Gemini’s attempt to recover the funds underscores how the crypto lending market, where investors lend their coins in exchange for high returns, is at the center of the industry̵[ads1]7;s credit crunch.

Genesis is the lead partner in Gemini’s “earn” program, where retail investors lend their coins in exchange for a fixed stream of returns. Gemini halted withdrawals from the scheme last month after Genesis said “unprecedented market turbulence” meant it did not have sufficient liquidity to meet all its redemption requests.

Gemini has now formed a creditors’ committee to recover the funds from Genesis and its parent DCG, the people said. Gemini and Genesis declined to comment.

Genesis has struggled to raise funding and has hired investment banking boutique Moelis & Co to help it explore all possible options, according to people familiar with the situation.

The creditors’ committee is in negotiations with both Genesis and DCG, the parent group of Genesis run by billionaire Barry Silbert, the people said. Founded in 2015, DCG is one of the largest investors in the crypto industry. It was valued at $10 billion last year by investors including Singapore’s sovereign wealth fund GIC, Google’s venture arm CapitalG and SoftBank, and its subsidiaries include Genesis and investment manager Grayscale.
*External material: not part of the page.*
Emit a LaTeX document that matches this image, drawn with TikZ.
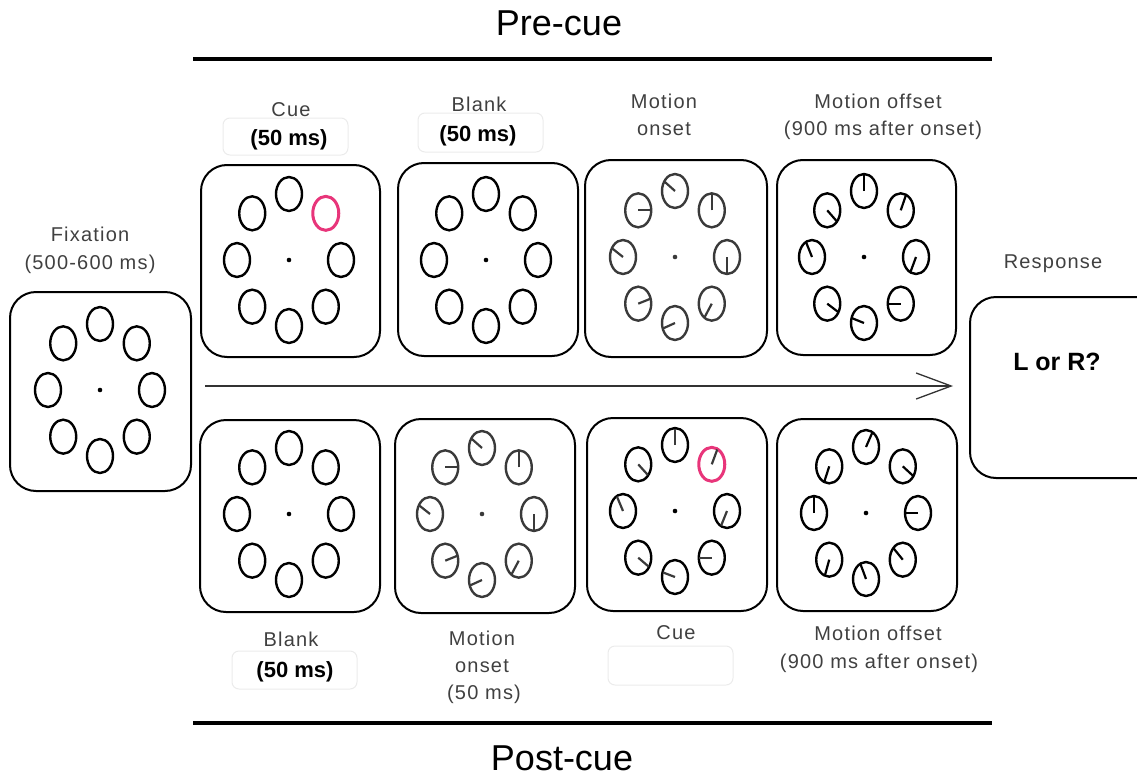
\documentclass[tikz,border=0pt]{standalone}
\usepackage{fontspec}
\setmainfont{Liberation Sans}
\newfontfamily\labfont[LetterSpace=6]{Liberation Sans}
\usetikzlibrary{arrows.meta}
\definecolor{cuepink}{HTML}{E8357A}
\definecolor{labgray}{HTML}{404040}
\definecolor{boxfaint}{HTML}{EBEBEB}
\definecolor{ongray}{HTML}{3A3A3A}

% #1 x, #2 y, #3 hand angles (T,TR,R,BR,B,BL,L,TL; -999 = none), #4 ring colour, #5 hand colour, #6 pink index (-1 none)
\newcommand\dial[6]{%
  \fill[#4] (#1,#2) circle (2.3pt);
  \foreach \h [count=\i from 0] in {#3} {
    \pgfmathsetmacro\pa{90-45*\i}
    \ifnum\i=#6 \def\ec{cuepink}\def\ew{3pt}\else\def\ec{#4}\def\ew{2.4pt}\fi
    \draw[line width=\ew, draw=\ec] (#1,#2) ++(\pa:52pt and 66pt) coordinate (e)
      ellipse [x radius=13pt, y radius=17pt];
    \ifdim\h pt>-500pt
      \draw[line width=2.2pt, draw=#5] (e) -- ++(\h:12.5pt and 16.5pt);
    \fi
  }
}

\tikzset{
  panel/.style={draw=black, line width=2pt, rounded corners=26pt, inner sep=0pt},
  lab/.style={font=\labfont\fontsize{20}{24}\selectfont, text=labgray, anchor=base, inner sep=0pt},
  boldlab/.style={font=\bfseries\fontsize{22}{26}\selectfont, text=black, anchor=base, inner sep=0pt},
  title/.style={font=\fontsize{36}{40}\selectfont, text=black, anchor=base, inner sep=0pt},
  faintbox/.style={draw=boxfaint, line width=1pt, rounded corners=7pt, inner sep=0pt},
  rule/.style={line width=3.5pt, draw=black}
}

\begin{document}
\begin{tikzpicture}[x=1pt,y=-1pt]
\useasboundingbox (0,0) rectangle (1137,776);

% titles and rules
\node[title] (pre) at (559,36) {Pre-cue};
\node[title] (post) at (562,770) {Post-cue};
\coordinate (r1a) at (193,59); \coordinate (r1b) at (992,59);
\coordinate (r2a) at (193,723); \coordinate (r2b) at (992,723);
\draw[rule] (r1a) -- (r1b);
\draw[rule] (r2a) -- (r2b);

% panels
\node[panel, minimum width=181pt, minimum height=199pt] (fix) at (100.5,391.5) {};
\node[panel, minimum width=179pt, minimum height=192pt] (cueT) at (290.5,261) {};
\node[panel, minimum width=180pt, minimum height=193pt] (blankT) at (488,259.5) {};
\node[panel, minimum width=182pt, minimum height=197pt] (monT) at (676,258.5) {};
\node[panel, minimum width=179pt, minimum height=195pt] (moffT) at (866.5,257.5) {};
\node[panel, minimum width=180pt, minimum height=192pt] (blankB) at (290,516) {};
\node[panel, minimum width=180pt, minimum height=194pt] (monB) at (485,516) {};
\node[panel, minimum width=180pt, minimum height=193pt] (cueB) at (677,514.5) {};
\node[panel, minimum width=180pt, minimum height=192pt] (moffB) at (867,515) {};
\node[panel, minimum width=195pt, minimum height=181pt] (resp) at (1067.5,387.5) {};
\node[font=\bfseries\fontsize{25}{28}\selectfont, anchor=base, inner sep=0pt] (lr) at (1057,370) {L or R?};

% dials
\dial{100}{390}{-999,-999,-999,-999,-999,-999,-999,-999}{black}{black}{-1}
\dial{289}{260}{-999,-999,-999,-999,-999,-999,-999,-999}{black}{black}{1}
\dial{486}{260}{-999,-999,-999,-999,-999,-999,-999,-999}{black}{black}{-1}
\dial{675}{257}{146,90,270,235,199,17,149,0}{ongray}{ongray}{-1}
\dial{864}{257}{90,66,244,180,163,330,118,319}{black}{black}{-1}
\dial{289}{514}{-999,-999,-999,-999,-999,-999,-999,-999}{black}{black}{-1}
\dial{482}{514}{146,90,270,235,199,17,149,0}{ongray}{ongray}{-1}
\dial{675}{511}{90,64,242,180,164,327,119,320}{black}{ongray}{1}
\dial{866}{513}{60,325,180,137,116,250,90,247}{black}{black}{-1}

% arrow
\coordinate (arrS) at (205,386);
\coordinate (arrE) at (953,386);
\draw[line width=1.3pt, draw=black!80, -{Straight Barb[length=35pt, width=26pt]}] (arrS) -- (arrE);

% faint label boxes
\node[faintbox, minimum width=125pt, minimum height=37pt] (bx1) at (285.5,136.5) {};
\node[faintbox, minimum width=125pt, minimum height=39pt] (bx2) at (480.5,132.5) {};
\node[faintbox, minimum width=125pt, minimum height=38pt] (bx3) at (294.5,670) {};
\node[faintbox, minimum width=125pt, minimum height=39pt] (bx4) at (670.5,665.5) {};

% labels
\node[lab] (l1) at (90,241) {Fixation};
\node[lab] (l2) at (90,269) {(500-600 ms)};
\node[lab] (l3) at (291,116) {Cue};
\node[boldlab] (l4) at (289,145) {(50 ms)};
\node[lab] (l5) at (479,111) {Blank};
\node[boldlab] (l6) at (478,141) {(50 ms)};
\node[lab] (l7) at (664,108) {Motion};
\node[lab] (l8) at (664,135) {onset};
\node[lab] (l9) at (878,108) {Motion offset};
\node[lab] (l10) at (883,135) {(900 ms after onset)};
\node[lab] (l11) at (1053,268) {Response};
\node[lab] (l12) at (291,646) {Blank};
\node[boldlab] (l13) at (295,677) {(50 ms)};
\node[lab] (l14) at (482,645) {Motion};
\node[lab] (l15) at (482,672) {onset};
\node[lab] (l16) at (484,699) {(50 ms)};
\node[lab] (l17) at (676,639) {Cue};
\node[lab] (l18) at (878,640) {Motion offset};
\node[lab] (l19) at (879,668) {(900 ms after onset)};
\end{tikzpicture}
\end{document}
DCG itself owes money to subsidiary Genesis; these intra-group loans have complicated the picture for creditors.

DCG has $2 billion in outstanding debt, of which $1.7 billion is owed to its own subsidiary Genesis through two loans. Over the summer, Genesis lost $1.1 billion on a loan to the collapsed hedge fund Three Arrows Capital. DCG assumed Genesis’ liabilities in the process, subsequently owing $1.1 billion to Genesis. Silbert told investors last week that DCG had separately borrowed $575 million from Genesis “at arm’s length” to fund undisclosed investments and share buybacks from non-employee shareholders.

“Because of what the liabilities are, they are negotiating together,” said a person familiar with the Genesis matter and DCG’s approach to creditors.

DCG declined to comment. The Financial Times revealed last week that some of DCG’s loans were used to fund the investment in another of its subsidiaries, Grayscale.